Ma è davvero così sorprendente e incredibile, tanto da domandarsi se sia possibile, che (citiamo alcuni esempi recuperati in rete) nel 2023 «ci siano aree della città, anche in pieno centro, off limits per una ragazza?», «ci sia ancora chi considera l’omosessualità una malattia da curare», «esistano strade così mal ridotte?», «ci sia ancora tanta ignoranza e maleducazione», o che «nel Terzo millennio esistano delle persone che credono ancora alla magia»?

Perché tutte queste cose non dovrebbero più essere possibili nel 2023, o nel Terzo millennio, come se il 2023 e il Terzo Millennio fossero il culmine della storia? E infatti le medesime domande similmente formulate, e tritamente stupefatte, possono essere risuonate nel 2022, 2021, 2020 eccetera o negli ultimi secoli del Secondo millennio.

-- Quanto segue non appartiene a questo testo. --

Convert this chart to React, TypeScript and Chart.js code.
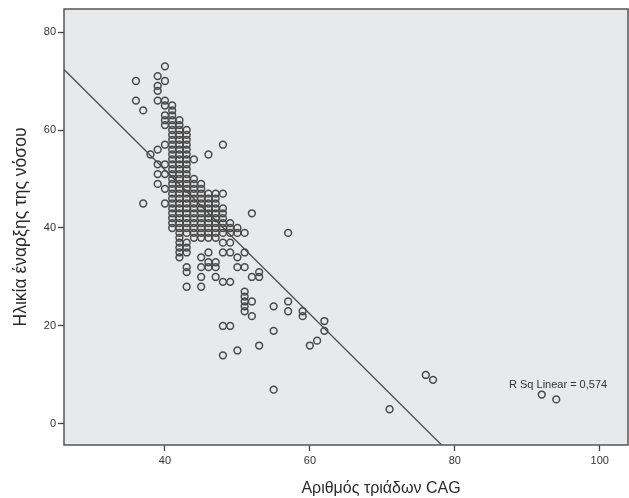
import React, { useEffect, useRef } from "react";
import { Chart, registerables } from "chart.js";

Chart.register(...registerables);

// Axis ranges and tick labels
const X_MIN = 26.07;
const X_MAX = 103.9;
const Y_MIN = -4.3;
const Y_MAX = 84.7;
const X_TICKS = [40, 60, 80, 100];
const Y_TICKS = [0, 20, 40, 60, 80];

const X_TITLE = "Αριθμός τριάδων CAG";
const Y_TITLE = "Ηλικία έναρξης της νόσου";
const R_SQ_LABEL = "R Sq Linear = 0,574";

// CAG repeat counts and the ages at onset observed for each count
const CAG_VALUES = [36, 37, 38, 39, 40, 41, 42, 43, 44, 45, 46, 47, 48, 49, 50, 51, 52, 53, 55, 57, 59, 60, 61, 62, 71, 76, 77, 92, 94];
const ONSET_AGES: number[][] = [
  [70, 66],
  [64, 45],
  [55],
  [71, 69, 68, 66, 56, 53, 51, 49],
  [73, 70, 66, 65, 63, 62, 61, 57, 53, 51, 48, 45],
  [65, 64, 63, 62, 61, 60, 59, 58, 57, 56, 55, 54, 53, 52, 51, 50, 49, 48, 47, 46, 45, 44, 43, 42, 41, 40],
  [62, 61, 60, 59, 58, 57, 56, 55, 54, 53, 52, 51, 50, 49, 48, 47, 46, 45, 44, 43, 42, 41, 40, 39, 38, 37, 36, 35, 34],
  [60, 59, 58, 57, 56, 55, 54, 53, 52, 51, 50, 49, 48, 47, 46, 45, 44, 43, 42, 41, 40, 39, 37, 36, 35, 32, 31, 28],
  [54, 50, 49, 48, 47, 46, 45, 44, 43, 42, 41, 40, 39, 38],
  [49, 48, 47, 46, 45, 44, 43, 42, 41, 40, 39, 38, 34, 32, 30, 28],
  [55, 47, 46, 45, 44, 43, 42, 41, 40, 39, 38, 35, 33, 32],
  [47, 46, 45, 44, 43, 42, 41, 40, 39, 38, 33, 32, 30],
  [57, 47, 44, 43, 42, 41, 40, 39, 37, 35, 29, 20, 14],
  [41, 40, 39, 37, 35, 29, 20],
  [40, 39, 34, 32, 15],
  [39, 35, 32, 27, 26, 25, 24, 23],
  [43, 30, 25, 22],
  [31, 30, 16],
  [24, 19, 7],
  [39, 25, 23],
  [23, 22],
  [16],
  [17],
  [21, 19],
  [3],
  [10],
  [9],
  [6],
  [5],
];

// Linear fit line end points (x, y)
const FIT_X = [26.07, 78.18];
const FIT_Y = [72.35, -4.3];

const FONT = "'Liberation Sans', Arial, sans-serif";

export default function App() {
  const canvasRef = useRef<HTMLCanvasElement | null>(null);

  useEffect(() => {
    const canvas = canvasRef.current;
    if (!canvas) return;

    const points = CAG_VALUES.flatMap((c, i) => ONSET_AGES[i].map((a) => ({ x: c, y: a })));
    const fit = FIT_X.map((x, i) => ({ x, y: FIT_Y[i] }));

    const framePlugin = {
      id: "spssFrame",
      beforeDraw(chart: any) {
        const { ctx, chartArea: a, width, height } = chart;
        ctx.save();
        ctx.fillStyle = "#ffffff";
        ctx.fillRect(0, 0, width, height);
        ctx.fillStyle = "#e8e9eb";
        ctx.fillRect(a.left, a.top, a.right - a.left, a.bottom - a.top);
        ctx.restore();
      },
      afterDraw(chart: any) {
        const { ctx, chartArea: a } = chart;
        ctx.save();
        ctx.strokeStyle = "#555555";
        ctx.lineWidth = 1.5;
        ctx.strokeRect(a.left, a.top, a.right - a.left, a.bottom - a.top);
        ctx.fillStyle = "#333333";
        ctx.font = `11px ${FONT}`;
        ctx.textAlign = "left";
        ctx.textBaseline = "middle";
        ctx.fillText(R_SQ_LABEL, 509, 385);
        ctx.fillStyle = "#2a2a2a";
        ctx.font = `16px ${FONT}`;
        ctx.textAlign = "center";
        ctx.fillText(X_TITLE, 381, 489);
        ctx.restore();
      },
    };

    const chart = new Chart(canvas, {
      type: "scatter",
      data: {
        datasets: [
          {
            label: "points",
            data: points,
            pointStyle: "circle",
            pointRadius: 3.4,
            pointBorderWidth: 1.5,
            pointBorderColor: "#484848",
            pointBackgroundColor: "rgba(0,0,0,0)",
            showLine: false,
          },
          {
            label: "fit",
            data: fit,
            showLine: true,
            pointRadius: 0,
            borderColor: "#4d4d4d",
            borderWidth: 1.3,
            fill: false,
          },
        ],
      },
      options: {
        animation: false,
        responsive: false,
        maintainAspectRatio: false,
        devicePixelRatio: 1,
        layout: { autoPadding: false, padding: { top: 9, right: 1, left: 0, bottom: 0 } },
        plugins: {
          legend: { display: false },
          tooltip: { enabled: false },
        },
        scales: {
          x: {
            type: "linear",
            min: X_MIN,
            max: X_MAX,
            afterBuildTicks: (s: any) => {
              s.ticks = X_TICKS.map((v) => ({ value: v }));
            },
            afterFit: (s: any) => {
              s.height = 53;
              s.paddingLeft = 0;
              s.paddingRight = 0;
            },
            grid: { drawOnChartArea: false, drawTicks: true, tickLength: 6, tickColor: "#444", tickWidth: 1.3, color: "#444" },
            border: { display: false },
            ticks: { padding: 3, maxRotation: 0, autoSkip: false, color: "#333", font: { family: FONT, size: 11 } },
            title: { display: false },
          },
          y: {
            type: "linear",
            min: Y_MIN,
            max: Y_MAX,
            afterBuildTicks: (s: any) => {
              s.ticks = Y_TICKS.map((v) => ({ value: v }));
            },
            afterFit: (s: any) => {
              s.width = 64;
              s.paddingTop = 0;
              s.paddingBottom = 0;
            },
            grid: { drawOnChartArea: false, drawTicks: true, tickLength: 6, tickColor: "#444", tickWidth: 1.3, color: "#444" },
            border: { display: false },
            ticks: { padding: 2, autoSkip: false, color: "#333", font: { family: FONT, size: 11 } },
            title: {
              display: true,
              text: Y_TITLE,
              color: "#2a2a2a",
              font: { family: FONT, size: 17.5 },
              padding: { top: 11, bottom: 0 },
            },
          },
        },
      },
      plugins: [framePlugin],
    } as any);

    return () => chart.destroy();
  }, []);

  return (
    <div style={{ position: "absolute", left: 0, top: 0, width: 629, height: 498, background: "#fff" }}>
      <canvas ref={canvasRef} width={629} height={498} style={{ display: "block", width: 629, height: 498 }} />
    </div>
  );
}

Allora forse non c’è tanto da stupirsi. Quel che cambia è soltanto l’anno, il resto dello stereotipo rimane invariato e si ripropone stancamente ogni volta come nuovo. La reiterazione della sorpresa logora la sorpresa, e svuota di senso (anche retorico) la domanda. Ciò che può stupire è semmai il fatto che ci sia sempre chi si stupisce. Possibile che nel 2023 ci sia ancora qualcuno che dice «possibile che nel 2023…»?